Le capitalisme rhénan n'a pas dit son dernier mot

Il n'y a pas si longtemps, les Européens, notamment les Allemands, s'indignaient de l'existence de travailleurs pauvres aux USA et de l'état lamentable des services publics en Grande-Bretagne en tant que défauts inhérents au style de capitalisme brutal en vigueur dans les pays anglo-saxons. Leur préférence allait au capitalisme de type rhénan, une économie de marché qui met l'économie au service de la justice sociale.

Aussi, quand le chancelier Gerhard Schröder au début de son premier mandat a signé le manifeste Blair-Schröder - un accord avec le Premier ministre britannique Tony Blair sur une libéralisation économique - il s'est arrangé pour qu'il soit publié à Londres et qu'il ait le moins d'écho possible à Berlin. De la même manière, la "stratégie de Lisbonne" élaborée par l'UE au sujet de la libéralisation économique n'a jamais été prise réellement au sérieux par l'Allemagne, la France et la plupart des autres pays d'Europe continentale.

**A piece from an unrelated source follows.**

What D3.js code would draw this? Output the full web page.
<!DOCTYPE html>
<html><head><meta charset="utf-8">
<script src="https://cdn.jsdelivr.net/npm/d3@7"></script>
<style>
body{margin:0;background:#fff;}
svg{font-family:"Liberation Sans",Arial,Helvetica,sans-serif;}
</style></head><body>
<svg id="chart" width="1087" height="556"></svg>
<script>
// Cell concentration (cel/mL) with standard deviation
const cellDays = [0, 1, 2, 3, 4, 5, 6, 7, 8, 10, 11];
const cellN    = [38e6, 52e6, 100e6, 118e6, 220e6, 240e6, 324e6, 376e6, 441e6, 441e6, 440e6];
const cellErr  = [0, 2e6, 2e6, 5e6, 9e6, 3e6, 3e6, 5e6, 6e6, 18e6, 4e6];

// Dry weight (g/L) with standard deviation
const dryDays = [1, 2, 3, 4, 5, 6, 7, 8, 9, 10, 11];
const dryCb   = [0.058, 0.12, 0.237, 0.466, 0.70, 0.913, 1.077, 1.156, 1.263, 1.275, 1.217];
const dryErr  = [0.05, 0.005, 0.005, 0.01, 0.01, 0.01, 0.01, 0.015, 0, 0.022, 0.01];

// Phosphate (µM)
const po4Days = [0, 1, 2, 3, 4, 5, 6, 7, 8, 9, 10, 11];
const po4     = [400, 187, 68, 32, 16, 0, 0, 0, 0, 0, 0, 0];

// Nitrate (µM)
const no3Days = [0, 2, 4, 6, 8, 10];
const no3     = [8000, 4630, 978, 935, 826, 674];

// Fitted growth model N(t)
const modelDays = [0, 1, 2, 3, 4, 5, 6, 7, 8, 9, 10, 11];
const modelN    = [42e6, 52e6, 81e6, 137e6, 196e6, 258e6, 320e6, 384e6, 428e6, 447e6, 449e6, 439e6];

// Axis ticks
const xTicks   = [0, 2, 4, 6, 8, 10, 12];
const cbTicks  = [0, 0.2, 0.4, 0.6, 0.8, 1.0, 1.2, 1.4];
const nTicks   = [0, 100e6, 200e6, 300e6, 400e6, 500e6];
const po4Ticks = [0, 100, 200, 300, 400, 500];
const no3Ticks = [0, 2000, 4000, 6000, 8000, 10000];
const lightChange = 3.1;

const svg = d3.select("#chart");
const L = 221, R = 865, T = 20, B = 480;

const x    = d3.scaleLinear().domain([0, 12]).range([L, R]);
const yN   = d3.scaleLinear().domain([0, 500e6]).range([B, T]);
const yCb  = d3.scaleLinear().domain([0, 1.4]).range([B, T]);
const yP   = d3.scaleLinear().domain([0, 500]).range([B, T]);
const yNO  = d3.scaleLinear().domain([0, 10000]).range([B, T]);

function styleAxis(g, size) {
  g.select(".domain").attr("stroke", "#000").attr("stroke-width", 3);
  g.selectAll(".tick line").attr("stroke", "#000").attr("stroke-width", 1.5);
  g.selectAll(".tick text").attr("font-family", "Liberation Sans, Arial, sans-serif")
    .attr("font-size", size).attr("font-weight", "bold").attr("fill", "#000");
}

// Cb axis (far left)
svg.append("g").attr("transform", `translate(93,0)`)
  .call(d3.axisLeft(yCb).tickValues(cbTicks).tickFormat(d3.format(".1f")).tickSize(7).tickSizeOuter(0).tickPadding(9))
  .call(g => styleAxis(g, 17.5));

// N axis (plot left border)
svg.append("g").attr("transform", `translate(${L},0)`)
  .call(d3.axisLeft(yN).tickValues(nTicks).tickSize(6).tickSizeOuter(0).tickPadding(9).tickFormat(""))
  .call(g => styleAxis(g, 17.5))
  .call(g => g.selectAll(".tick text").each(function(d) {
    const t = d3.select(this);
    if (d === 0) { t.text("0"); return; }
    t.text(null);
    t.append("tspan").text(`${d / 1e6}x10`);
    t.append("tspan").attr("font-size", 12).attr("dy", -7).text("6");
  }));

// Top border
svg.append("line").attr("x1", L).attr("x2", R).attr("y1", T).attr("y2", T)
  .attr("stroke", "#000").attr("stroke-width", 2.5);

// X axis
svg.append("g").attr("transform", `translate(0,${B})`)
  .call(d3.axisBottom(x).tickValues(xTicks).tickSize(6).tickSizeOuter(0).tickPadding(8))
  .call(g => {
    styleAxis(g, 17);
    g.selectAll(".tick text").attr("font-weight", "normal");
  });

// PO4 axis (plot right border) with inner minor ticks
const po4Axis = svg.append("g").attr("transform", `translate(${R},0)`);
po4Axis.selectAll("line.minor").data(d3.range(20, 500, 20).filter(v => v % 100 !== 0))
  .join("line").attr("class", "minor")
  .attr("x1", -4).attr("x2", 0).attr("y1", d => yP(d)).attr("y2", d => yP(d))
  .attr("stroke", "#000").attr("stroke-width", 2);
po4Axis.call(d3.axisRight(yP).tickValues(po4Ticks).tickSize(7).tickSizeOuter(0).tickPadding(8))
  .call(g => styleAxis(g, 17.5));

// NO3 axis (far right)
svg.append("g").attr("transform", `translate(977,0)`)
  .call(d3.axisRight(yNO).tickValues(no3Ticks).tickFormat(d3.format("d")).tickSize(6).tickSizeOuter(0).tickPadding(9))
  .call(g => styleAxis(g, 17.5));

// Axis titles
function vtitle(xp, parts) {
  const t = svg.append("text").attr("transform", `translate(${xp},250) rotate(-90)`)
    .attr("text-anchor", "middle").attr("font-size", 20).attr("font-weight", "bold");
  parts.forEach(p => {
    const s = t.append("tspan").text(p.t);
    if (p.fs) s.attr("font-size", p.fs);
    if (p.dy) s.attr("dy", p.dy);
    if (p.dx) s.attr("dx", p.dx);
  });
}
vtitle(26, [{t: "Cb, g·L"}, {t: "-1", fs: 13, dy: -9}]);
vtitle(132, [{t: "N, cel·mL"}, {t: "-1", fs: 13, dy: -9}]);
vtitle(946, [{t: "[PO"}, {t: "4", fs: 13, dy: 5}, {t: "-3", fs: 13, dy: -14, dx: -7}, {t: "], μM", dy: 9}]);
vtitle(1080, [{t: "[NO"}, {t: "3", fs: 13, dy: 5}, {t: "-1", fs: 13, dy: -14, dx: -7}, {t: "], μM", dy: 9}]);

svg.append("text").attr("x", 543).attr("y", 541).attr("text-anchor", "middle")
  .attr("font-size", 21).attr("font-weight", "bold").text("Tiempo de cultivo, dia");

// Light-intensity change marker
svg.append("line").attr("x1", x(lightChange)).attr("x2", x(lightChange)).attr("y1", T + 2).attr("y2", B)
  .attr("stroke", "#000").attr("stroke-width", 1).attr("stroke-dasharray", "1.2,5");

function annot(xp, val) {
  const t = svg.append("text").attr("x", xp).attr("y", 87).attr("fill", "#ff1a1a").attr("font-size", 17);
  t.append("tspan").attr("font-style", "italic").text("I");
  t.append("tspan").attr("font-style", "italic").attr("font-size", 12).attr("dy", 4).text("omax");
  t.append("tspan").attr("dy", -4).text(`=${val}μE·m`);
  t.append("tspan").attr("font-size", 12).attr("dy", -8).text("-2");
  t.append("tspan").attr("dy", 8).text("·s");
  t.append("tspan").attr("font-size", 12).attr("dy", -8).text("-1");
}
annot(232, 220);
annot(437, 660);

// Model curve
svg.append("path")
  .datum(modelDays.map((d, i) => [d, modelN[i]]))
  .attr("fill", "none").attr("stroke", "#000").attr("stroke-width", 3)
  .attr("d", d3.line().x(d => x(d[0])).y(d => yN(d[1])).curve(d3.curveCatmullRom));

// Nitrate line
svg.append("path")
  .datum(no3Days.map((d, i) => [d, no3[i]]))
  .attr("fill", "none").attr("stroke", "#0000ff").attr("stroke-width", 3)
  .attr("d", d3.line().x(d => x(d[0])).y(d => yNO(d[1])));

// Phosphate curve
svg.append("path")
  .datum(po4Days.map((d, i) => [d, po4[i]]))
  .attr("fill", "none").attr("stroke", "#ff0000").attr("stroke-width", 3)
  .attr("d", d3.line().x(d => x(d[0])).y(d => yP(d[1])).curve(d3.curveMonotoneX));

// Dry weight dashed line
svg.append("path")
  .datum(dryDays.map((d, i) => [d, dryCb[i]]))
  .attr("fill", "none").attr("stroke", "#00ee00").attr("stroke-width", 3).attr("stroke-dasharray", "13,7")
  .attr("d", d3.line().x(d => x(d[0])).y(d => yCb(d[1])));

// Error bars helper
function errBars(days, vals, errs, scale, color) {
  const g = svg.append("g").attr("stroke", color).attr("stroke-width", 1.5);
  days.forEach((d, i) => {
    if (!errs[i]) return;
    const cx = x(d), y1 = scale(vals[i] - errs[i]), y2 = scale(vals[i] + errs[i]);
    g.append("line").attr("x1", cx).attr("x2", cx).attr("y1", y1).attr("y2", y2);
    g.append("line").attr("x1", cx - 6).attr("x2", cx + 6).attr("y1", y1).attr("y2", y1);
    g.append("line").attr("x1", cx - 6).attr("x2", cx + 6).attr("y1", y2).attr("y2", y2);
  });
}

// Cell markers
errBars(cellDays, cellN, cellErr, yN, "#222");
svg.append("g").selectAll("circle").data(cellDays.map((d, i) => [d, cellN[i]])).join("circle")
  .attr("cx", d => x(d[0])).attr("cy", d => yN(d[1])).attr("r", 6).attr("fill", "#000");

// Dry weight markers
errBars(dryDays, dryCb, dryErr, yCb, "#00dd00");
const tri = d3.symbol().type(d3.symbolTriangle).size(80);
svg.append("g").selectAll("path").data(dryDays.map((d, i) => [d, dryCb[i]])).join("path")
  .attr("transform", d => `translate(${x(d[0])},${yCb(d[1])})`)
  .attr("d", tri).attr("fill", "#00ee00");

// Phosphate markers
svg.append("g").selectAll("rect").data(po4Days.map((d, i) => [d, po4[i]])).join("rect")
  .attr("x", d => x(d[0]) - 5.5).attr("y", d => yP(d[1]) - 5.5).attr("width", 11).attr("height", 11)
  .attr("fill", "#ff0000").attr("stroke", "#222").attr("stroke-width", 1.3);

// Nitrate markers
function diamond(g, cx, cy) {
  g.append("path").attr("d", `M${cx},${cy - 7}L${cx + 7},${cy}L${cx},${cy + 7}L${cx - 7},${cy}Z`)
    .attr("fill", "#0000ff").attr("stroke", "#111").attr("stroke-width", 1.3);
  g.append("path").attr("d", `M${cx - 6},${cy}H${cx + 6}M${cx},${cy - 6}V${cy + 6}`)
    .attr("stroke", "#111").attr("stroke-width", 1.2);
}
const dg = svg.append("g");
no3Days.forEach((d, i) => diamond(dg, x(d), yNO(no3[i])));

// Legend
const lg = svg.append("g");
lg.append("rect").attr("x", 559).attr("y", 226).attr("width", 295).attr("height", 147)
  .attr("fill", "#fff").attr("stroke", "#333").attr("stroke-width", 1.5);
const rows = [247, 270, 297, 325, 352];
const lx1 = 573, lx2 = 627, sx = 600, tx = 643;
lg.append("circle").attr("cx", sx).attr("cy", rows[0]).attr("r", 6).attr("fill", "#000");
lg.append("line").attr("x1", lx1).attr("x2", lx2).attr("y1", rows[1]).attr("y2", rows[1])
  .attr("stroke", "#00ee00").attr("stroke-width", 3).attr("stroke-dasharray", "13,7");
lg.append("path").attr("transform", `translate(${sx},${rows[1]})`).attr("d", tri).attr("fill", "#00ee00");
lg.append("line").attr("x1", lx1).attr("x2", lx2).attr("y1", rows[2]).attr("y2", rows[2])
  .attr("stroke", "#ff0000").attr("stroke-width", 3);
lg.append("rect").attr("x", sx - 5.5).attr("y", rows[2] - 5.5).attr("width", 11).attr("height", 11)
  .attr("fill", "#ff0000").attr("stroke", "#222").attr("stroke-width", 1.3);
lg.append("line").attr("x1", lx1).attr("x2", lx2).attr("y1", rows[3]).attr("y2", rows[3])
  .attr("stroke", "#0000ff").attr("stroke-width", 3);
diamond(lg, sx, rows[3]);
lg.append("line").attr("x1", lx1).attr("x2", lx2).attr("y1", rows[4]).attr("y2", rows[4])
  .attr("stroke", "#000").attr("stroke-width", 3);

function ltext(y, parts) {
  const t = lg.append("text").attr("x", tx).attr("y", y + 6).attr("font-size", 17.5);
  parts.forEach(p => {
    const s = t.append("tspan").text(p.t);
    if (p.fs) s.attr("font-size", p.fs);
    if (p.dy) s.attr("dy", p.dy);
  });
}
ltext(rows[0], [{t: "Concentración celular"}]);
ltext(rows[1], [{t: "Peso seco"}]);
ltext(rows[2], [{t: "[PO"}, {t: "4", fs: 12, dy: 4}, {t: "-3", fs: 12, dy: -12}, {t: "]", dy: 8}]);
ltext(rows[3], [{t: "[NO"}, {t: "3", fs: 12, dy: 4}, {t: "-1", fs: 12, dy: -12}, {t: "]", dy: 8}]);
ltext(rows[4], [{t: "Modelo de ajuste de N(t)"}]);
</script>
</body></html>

Comme les choses ont changé au cours des cinq dernières années ! Aujourd'hui, bien peu de gens - s'il en reste encore - font référence au modèle rhénan de capitalisme. L'économie allemande est à la traîne en Europe et presque tous les pays européens sont moins performants que la Grande-Bretagne ou les USA. Le taux de chômage est élevé et il augmente, les entreprises allemandes se délocalisent en Europe de l'Est ou en Asie, là où la main d'œuvre est bon marché. En Allemagne, c'est le début du "capitalisme à l'état pur". On ferme les entreprises rentables si les bénéfices tombent en dessous des normes internationales ; les revenus des dirigeants, y compris les primes en cas de démission ou de renvoi, atteignent des sommets.